• _SET EXERCISE_: Below this line are records; write out exactly the lines from the one containing "Recreate this image" through the one containing "-8.36, -8.57, -8.78]", with the pictures left out.

• _THE INPUT_:
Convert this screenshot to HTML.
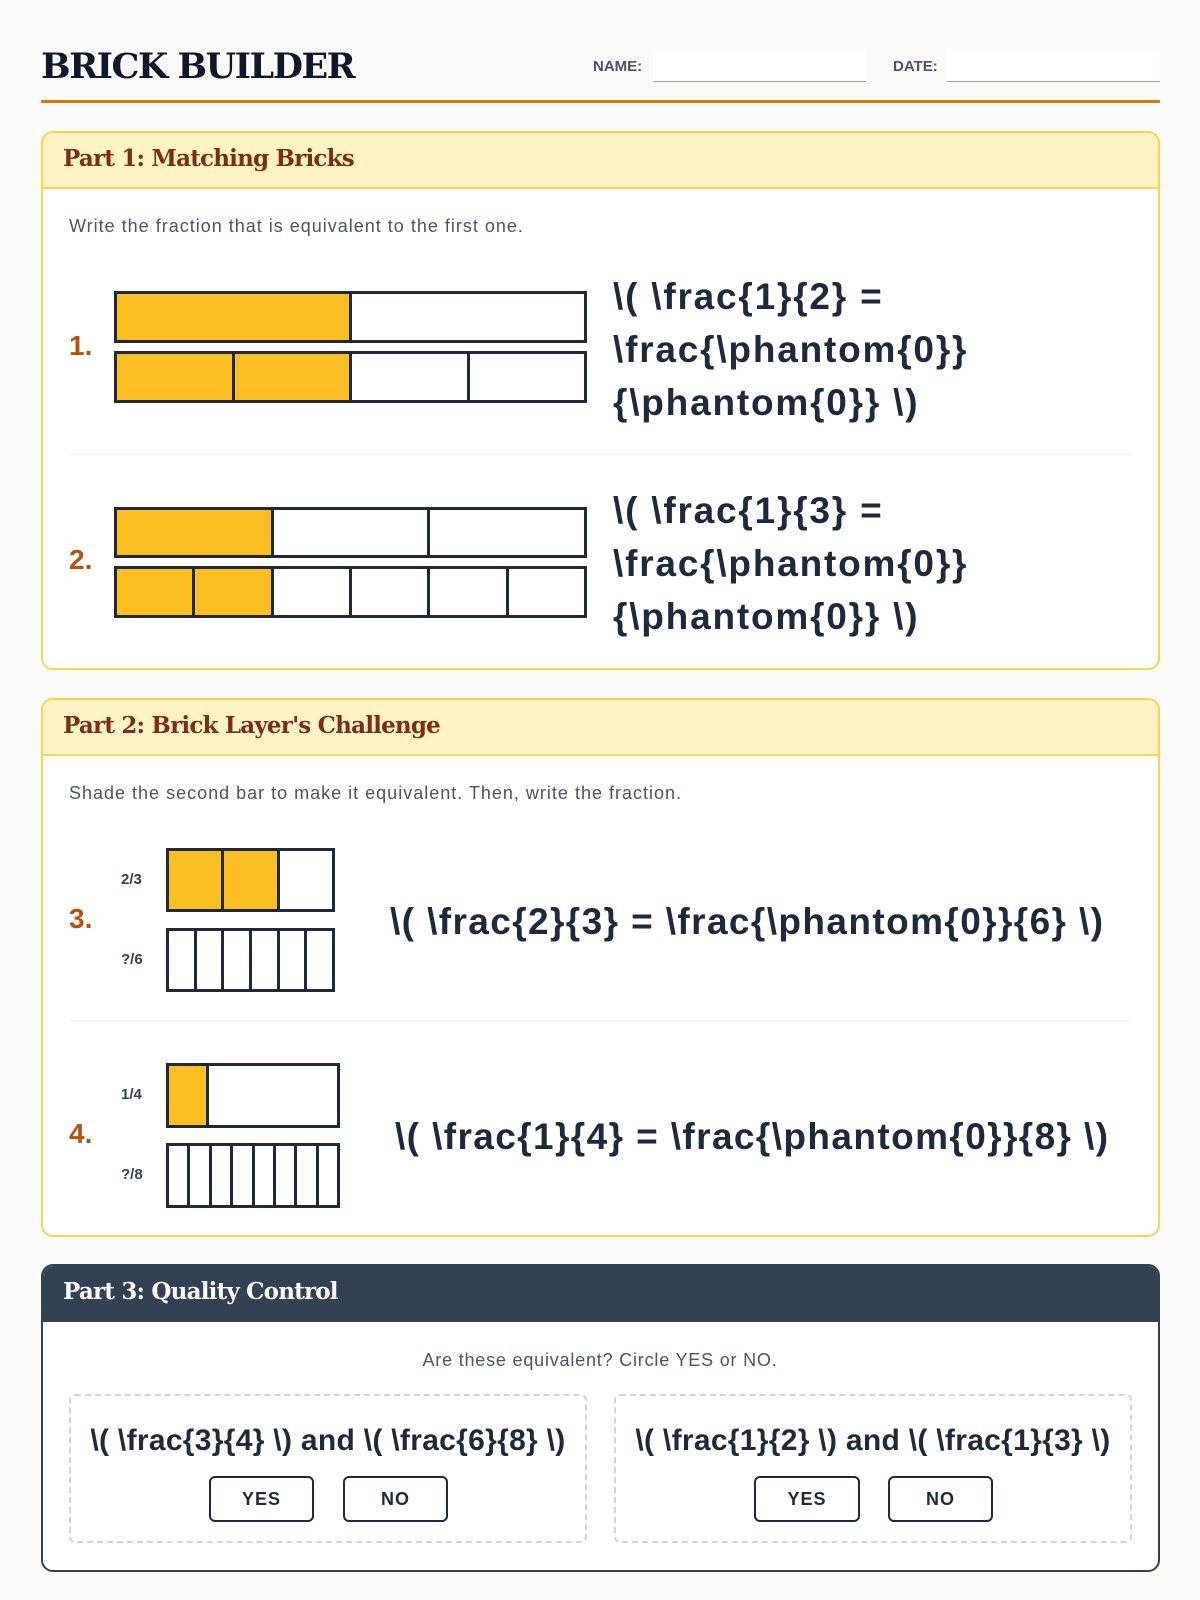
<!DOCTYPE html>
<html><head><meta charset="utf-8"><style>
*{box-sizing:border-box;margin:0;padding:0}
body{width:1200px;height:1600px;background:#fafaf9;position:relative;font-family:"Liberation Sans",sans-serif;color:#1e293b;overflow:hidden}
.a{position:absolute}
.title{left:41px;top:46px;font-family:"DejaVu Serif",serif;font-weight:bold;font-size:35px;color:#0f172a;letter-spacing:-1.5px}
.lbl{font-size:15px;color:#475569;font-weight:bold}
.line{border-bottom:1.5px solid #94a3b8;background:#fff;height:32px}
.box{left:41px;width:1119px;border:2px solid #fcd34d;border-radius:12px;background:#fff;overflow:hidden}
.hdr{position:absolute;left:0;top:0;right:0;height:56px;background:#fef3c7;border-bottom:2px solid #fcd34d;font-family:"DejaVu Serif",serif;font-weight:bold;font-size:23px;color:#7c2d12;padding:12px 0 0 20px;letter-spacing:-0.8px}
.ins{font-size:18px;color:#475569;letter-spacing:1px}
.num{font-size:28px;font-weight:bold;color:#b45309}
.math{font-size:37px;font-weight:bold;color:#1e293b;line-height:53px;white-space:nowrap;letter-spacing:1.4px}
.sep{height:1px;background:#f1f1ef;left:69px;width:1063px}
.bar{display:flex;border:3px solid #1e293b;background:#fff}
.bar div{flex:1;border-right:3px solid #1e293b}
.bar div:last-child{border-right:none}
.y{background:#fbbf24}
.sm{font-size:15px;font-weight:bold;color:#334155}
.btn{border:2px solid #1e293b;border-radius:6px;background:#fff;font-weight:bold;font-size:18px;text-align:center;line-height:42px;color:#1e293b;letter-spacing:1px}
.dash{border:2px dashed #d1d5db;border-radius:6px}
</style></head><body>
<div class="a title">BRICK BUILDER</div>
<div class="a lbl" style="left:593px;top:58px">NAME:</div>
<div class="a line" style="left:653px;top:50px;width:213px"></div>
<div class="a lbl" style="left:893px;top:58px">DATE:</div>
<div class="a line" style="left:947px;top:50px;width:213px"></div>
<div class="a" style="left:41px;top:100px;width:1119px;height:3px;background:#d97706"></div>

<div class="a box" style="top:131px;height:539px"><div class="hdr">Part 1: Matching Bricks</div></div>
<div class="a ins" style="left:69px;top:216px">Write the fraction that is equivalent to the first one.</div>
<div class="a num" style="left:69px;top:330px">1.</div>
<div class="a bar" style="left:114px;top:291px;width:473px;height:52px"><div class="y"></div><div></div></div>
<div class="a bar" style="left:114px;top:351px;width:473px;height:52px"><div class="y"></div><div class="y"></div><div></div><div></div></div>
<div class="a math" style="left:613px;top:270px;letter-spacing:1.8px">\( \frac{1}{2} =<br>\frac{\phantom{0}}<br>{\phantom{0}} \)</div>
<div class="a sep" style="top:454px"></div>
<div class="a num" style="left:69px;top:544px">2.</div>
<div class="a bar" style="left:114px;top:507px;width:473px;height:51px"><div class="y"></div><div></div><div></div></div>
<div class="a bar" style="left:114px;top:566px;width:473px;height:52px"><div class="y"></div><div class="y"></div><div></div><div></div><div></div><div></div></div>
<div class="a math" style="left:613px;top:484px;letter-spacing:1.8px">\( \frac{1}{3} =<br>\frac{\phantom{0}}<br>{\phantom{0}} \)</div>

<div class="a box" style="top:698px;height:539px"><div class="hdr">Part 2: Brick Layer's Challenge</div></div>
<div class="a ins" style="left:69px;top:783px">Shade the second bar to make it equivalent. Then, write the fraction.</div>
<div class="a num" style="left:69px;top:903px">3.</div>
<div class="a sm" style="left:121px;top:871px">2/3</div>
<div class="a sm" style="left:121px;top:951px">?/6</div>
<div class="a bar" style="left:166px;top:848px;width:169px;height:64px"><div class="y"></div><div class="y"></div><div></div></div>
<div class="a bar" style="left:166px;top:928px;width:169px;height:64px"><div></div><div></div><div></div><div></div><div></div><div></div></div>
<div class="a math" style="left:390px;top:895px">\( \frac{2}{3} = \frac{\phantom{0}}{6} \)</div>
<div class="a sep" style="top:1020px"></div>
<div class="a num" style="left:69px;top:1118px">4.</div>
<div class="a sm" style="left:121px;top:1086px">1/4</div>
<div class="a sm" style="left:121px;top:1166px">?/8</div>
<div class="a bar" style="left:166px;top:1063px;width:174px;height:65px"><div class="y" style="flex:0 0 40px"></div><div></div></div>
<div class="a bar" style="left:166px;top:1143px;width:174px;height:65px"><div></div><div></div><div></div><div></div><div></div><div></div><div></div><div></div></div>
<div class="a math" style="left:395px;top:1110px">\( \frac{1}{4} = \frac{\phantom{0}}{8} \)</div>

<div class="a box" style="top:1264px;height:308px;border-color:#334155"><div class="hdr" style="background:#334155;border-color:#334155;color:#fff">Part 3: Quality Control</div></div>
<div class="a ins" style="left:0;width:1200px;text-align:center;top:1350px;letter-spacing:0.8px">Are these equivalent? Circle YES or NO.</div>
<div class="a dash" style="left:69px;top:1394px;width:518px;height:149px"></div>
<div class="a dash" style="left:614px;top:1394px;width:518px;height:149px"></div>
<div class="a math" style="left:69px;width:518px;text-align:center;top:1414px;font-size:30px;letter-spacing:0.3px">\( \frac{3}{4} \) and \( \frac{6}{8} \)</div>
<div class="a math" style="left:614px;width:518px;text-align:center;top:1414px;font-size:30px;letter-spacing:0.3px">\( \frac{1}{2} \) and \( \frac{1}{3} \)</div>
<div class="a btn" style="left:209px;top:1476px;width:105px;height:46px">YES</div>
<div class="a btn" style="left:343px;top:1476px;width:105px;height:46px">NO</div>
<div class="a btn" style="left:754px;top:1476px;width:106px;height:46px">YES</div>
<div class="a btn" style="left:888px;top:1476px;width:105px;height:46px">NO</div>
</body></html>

==

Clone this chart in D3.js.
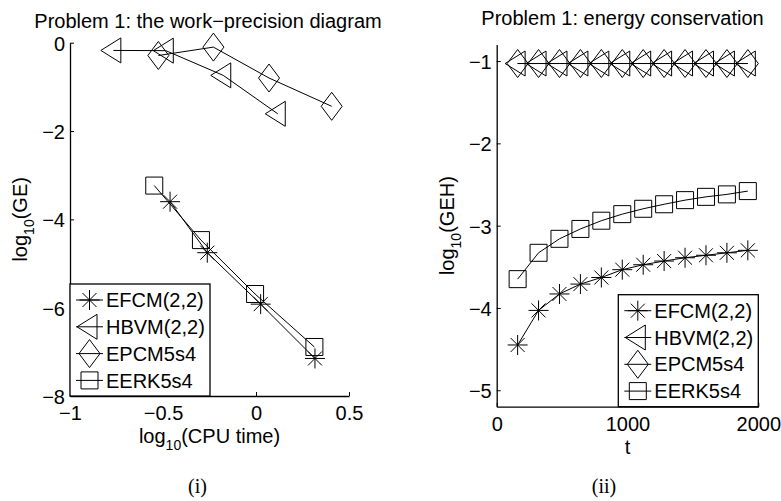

---

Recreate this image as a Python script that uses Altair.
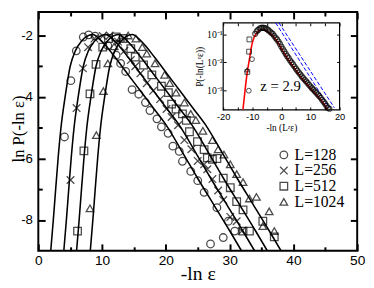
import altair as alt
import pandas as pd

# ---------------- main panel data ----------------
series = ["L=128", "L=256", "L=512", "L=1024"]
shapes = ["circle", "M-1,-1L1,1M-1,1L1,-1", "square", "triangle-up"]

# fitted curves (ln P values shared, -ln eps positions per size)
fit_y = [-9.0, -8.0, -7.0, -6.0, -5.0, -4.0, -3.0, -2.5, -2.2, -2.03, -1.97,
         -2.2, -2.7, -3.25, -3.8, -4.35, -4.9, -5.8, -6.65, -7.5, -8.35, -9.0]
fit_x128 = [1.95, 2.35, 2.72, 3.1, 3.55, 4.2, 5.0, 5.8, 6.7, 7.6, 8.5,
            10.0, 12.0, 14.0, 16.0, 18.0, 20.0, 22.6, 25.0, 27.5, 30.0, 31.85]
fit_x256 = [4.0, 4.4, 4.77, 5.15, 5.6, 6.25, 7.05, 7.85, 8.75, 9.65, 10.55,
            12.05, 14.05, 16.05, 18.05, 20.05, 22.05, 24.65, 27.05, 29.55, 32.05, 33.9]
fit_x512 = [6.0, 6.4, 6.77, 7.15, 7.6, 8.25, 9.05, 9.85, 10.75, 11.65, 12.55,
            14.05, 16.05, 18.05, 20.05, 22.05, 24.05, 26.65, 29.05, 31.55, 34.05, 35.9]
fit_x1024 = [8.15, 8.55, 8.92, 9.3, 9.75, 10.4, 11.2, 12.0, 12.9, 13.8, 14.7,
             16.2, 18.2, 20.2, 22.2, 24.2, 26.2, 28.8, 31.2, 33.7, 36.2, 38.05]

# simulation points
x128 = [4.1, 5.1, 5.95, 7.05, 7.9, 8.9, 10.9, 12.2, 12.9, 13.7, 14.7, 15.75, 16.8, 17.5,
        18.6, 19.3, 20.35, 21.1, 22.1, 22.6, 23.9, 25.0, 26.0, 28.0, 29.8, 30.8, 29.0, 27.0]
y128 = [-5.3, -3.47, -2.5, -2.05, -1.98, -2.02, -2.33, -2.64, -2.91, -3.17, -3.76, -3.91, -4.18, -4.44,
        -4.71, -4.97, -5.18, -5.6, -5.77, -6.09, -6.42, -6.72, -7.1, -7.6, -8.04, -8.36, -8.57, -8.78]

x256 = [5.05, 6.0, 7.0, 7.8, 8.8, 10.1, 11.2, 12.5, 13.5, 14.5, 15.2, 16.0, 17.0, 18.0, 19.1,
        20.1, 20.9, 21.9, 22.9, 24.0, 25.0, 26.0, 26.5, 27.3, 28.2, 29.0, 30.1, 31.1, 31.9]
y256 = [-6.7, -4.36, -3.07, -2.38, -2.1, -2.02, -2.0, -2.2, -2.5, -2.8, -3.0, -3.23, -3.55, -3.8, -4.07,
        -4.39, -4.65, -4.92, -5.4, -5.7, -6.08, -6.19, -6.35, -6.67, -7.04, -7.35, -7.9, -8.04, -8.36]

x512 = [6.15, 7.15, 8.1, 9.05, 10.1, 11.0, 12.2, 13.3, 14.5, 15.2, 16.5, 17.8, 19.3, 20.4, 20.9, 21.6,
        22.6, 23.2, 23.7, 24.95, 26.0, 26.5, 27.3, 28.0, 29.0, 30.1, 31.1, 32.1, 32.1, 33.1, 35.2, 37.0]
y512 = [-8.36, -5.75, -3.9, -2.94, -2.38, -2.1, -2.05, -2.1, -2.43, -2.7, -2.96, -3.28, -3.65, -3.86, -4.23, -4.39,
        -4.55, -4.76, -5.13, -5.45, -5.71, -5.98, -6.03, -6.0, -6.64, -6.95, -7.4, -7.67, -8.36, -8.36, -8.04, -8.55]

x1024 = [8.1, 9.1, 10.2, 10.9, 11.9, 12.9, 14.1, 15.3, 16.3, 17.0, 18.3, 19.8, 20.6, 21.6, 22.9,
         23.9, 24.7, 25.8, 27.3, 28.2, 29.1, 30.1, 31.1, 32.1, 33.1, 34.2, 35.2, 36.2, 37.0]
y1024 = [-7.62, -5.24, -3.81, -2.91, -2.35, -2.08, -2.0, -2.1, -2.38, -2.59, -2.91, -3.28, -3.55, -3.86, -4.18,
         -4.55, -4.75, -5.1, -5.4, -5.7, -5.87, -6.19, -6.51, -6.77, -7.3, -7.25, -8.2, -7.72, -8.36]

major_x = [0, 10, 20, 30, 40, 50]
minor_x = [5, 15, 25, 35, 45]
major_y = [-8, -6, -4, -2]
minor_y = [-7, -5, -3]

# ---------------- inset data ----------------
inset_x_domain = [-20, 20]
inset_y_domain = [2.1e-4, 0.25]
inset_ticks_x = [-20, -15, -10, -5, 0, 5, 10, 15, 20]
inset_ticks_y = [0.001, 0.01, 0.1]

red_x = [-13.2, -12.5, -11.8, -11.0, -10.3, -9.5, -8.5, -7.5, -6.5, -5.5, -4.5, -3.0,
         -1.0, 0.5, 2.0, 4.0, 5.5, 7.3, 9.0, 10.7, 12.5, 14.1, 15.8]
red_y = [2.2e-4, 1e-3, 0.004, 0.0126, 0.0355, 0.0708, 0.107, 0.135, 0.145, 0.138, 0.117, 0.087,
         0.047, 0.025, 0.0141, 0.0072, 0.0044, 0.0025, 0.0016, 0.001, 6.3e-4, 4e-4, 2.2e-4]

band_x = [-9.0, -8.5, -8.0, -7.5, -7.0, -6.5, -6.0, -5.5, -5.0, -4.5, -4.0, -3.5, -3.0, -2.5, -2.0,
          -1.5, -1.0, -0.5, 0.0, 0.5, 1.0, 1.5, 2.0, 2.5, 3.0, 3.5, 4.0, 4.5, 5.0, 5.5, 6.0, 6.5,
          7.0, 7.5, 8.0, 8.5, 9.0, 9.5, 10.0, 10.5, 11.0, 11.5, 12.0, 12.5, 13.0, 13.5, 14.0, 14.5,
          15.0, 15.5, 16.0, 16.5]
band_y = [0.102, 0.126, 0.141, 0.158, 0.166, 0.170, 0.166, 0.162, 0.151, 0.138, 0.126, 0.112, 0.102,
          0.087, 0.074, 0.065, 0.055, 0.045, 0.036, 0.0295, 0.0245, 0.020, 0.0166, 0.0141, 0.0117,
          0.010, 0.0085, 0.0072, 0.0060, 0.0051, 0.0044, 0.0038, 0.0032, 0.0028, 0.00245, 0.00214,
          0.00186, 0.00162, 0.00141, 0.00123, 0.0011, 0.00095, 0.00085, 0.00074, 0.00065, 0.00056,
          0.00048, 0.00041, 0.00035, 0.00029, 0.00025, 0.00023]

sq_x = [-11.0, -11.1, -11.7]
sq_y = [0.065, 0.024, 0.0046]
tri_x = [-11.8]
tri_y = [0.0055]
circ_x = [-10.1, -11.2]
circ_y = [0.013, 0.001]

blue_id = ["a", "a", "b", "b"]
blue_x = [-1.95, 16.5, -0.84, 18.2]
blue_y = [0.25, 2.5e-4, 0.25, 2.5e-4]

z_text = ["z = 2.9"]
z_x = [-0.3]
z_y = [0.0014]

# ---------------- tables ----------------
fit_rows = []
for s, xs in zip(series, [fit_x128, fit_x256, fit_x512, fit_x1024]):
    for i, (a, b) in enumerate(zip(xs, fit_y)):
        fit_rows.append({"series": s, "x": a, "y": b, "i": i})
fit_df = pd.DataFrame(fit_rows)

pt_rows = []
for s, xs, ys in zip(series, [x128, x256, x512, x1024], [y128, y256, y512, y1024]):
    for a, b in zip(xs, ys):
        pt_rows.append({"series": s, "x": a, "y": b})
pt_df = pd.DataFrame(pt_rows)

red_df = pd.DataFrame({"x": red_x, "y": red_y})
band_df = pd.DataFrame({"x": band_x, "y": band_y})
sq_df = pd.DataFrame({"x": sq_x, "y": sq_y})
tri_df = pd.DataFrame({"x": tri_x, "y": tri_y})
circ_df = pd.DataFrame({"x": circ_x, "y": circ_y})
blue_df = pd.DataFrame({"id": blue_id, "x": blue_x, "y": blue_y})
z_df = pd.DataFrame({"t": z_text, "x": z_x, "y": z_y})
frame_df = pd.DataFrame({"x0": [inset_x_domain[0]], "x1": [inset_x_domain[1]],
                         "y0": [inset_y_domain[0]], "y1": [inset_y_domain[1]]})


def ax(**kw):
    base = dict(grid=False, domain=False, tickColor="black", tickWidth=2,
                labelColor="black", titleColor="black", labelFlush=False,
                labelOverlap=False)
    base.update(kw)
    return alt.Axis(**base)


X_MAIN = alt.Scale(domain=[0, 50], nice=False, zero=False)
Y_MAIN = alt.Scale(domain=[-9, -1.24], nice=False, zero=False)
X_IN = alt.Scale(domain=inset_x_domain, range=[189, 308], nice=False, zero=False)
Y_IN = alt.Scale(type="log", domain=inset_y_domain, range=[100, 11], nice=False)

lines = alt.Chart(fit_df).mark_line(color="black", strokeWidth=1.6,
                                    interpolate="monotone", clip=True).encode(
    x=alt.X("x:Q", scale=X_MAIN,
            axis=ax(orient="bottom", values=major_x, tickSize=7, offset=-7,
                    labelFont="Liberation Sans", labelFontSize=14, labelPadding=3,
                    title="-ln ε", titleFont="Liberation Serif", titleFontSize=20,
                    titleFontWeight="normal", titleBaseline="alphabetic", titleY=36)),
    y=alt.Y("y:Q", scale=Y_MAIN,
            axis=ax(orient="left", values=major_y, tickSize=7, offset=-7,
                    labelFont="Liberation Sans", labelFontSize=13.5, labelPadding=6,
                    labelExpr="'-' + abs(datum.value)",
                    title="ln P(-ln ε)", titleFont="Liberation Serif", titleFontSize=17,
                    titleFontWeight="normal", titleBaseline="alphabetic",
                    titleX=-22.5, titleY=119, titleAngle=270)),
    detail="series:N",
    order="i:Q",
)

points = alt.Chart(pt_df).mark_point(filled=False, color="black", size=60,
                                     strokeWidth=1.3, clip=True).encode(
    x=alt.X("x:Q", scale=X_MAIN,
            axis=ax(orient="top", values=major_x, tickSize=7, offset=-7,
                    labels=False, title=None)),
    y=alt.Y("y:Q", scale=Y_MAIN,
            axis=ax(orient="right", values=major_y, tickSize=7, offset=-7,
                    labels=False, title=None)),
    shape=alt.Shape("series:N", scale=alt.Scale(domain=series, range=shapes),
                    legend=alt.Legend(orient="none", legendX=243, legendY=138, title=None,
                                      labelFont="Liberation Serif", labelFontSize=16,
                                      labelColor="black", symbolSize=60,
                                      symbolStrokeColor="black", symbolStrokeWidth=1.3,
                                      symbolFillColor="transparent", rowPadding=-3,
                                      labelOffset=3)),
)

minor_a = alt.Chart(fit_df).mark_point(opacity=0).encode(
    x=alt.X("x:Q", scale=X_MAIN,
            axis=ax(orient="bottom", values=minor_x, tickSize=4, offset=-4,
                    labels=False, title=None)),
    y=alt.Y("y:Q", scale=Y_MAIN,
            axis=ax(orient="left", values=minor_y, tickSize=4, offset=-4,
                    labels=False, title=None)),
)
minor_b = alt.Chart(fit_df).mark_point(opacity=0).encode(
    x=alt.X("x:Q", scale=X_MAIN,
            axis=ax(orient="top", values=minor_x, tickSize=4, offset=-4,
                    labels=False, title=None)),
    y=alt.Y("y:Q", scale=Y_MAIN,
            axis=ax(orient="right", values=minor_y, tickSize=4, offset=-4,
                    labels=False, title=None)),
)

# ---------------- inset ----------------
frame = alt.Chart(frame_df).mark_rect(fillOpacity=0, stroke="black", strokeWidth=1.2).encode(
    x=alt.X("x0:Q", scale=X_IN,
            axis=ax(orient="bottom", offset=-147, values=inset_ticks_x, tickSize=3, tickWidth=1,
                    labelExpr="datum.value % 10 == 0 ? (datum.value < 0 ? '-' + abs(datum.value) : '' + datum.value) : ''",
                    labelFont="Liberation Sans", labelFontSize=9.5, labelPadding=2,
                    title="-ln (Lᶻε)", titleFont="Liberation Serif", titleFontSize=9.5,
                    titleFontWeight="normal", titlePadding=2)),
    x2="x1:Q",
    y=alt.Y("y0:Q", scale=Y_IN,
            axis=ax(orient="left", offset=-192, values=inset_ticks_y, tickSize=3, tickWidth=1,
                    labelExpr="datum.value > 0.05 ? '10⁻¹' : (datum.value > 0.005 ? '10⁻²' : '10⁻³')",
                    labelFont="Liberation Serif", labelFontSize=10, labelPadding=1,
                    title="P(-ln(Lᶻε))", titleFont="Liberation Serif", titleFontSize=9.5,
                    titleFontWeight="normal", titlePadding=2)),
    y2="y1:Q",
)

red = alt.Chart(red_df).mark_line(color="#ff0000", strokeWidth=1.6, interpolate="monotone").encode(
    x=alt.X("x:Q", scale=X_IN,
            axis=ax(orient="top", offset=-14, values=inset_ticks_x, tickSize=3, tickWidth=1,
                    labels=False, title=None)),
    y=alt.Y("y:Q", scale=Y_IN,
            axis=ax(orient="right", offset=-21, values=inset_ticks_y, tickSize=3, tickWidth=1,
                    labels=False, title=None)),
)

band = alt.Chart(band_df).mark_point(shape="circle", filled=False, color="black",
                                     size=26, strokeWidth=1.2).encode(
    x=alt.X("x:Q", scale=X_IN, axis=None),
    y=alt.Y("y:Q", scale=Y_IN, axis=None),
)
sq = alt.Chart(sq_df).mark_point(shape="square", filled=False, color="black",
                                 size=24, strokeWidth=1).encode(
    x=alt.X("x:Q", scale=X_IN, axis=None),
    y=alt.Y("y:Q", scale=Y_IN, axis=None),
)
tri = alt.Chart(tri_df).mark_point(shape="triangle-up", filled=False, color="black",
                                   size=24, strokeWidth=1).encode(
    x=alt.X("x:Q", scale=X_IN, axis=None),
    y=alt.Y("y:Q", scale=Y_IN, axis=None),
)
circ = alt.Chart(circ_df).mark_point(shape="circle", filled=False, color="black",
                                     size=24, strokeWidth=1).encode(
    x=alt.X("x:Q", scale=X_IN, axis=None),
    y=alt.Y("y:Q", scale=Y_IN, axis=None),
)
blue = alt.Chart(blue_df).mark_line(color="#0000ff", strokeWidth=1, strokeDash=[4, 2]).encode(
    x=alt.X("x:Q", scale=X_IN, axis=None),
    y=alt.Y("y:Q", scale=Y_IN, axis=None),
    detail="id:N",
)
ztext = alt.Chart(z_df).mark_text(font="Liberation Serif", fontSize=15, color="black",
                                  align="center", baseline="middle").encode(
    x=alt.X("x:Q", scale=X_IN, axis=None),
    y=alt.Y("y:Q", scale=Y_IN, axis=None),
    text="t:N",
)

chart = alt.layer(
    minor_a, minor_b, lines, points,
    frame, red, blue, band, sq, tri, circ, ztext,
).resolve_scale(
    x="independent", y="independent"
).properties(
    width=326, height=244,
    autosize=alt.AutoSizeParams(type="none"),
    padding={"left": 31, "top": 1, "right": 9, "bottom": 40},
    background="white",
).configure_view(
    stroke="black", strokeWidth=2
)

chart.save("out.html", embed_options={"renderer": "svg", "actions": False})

• _RIGHT ANSWER_:
Recreate this image as a Python script that uses Altair.
import altair as alt
import pandas as pd

# ---------------- main panel data ----------------
series = ["L=128", "L=256", "L=512", "L=1024"]
shapes = ["circle", "M-1,-1L1,1M-1,1L1,-1", "square", "triangle-up"]

# fitted curves (ln P values shared, -ln eps positions per size)
fit_y = [-9.0, -8.0, -7.0, -6.0, -5.0, -4.0, -3.0, -2.5, -2.2, -2.03, -1.97,
         -2.2, -2.7, -3.25, -3.8, -4.35, -4.9, -5.8, -6.65, -7.5, -8.35, -9.0]
fit_x128 = [1.95, 2.35, 2.72, 3.1, 3.55, 4.2, 5.0, 5.8, 6.7, 7.6, 8.5,
            10.0, 12.0, 14.0, 16.0, 18.0, 20.0, 22.6, 25.0, 27.5, 30.0, 31.85]
fit_x256 = [4.0, 4.4, 4.77, 5.15, 5.6, 6.25, 7.05, 7.85, 8.75, 9.65, 10.55,
            12.05, 14.05, 16.05, 18.05, 20.05, 22.05, 24.65, 27.05, 29.55, 32.05, 33.9]
fit_x512 = [6.0, 6.4, 6.77, 7.15, 7.6, 8.25, 9.05, 9.85, 10.75, 11.65, 12.55,
            14.05, 16.05, 18.05, 20.05, 22.05, 24.05, 26.65, 29.05, 31.55, 34.05, 35.9]
fit_x1024 = [8.15, 8.55, 8.92, 9.3, 9.75, 10.4, 11.2, 12.0, 12.9, 13.8, 14.7,
             16.2, 18.2, 20.2, 22.2, 24.2, 26.2, 28.8, 31.2, 33.7, 36.2, 38.05]

# simulation points
x128 = [4.1, 5.1, 5.95, 7.05, 7.9, 8.9, 10.9, 12.2, 12.9, 13.7, 14.7, 15.75, 16.8, 17.5,
        18.6, 19.3, 20.35, 21.1, 22.1, 22.6, 23.9, 25.0, 26.0, 28.0, 29.8, 30.8, 29.0, 27.0]
y128 = [-5.3, -3.47, -2.5, -2.05, -1.98, -2.02, -2.33, -2.64, -2.91, -3.17, -3.76, -3.91, -4.18, -4.44,
        -4.71, -4.97, -5.18, -5.6, -5.77, -6.09, -6.42, -6.72, -7.1, -7.6, -8.04, -8.36, -8.57, -8.78]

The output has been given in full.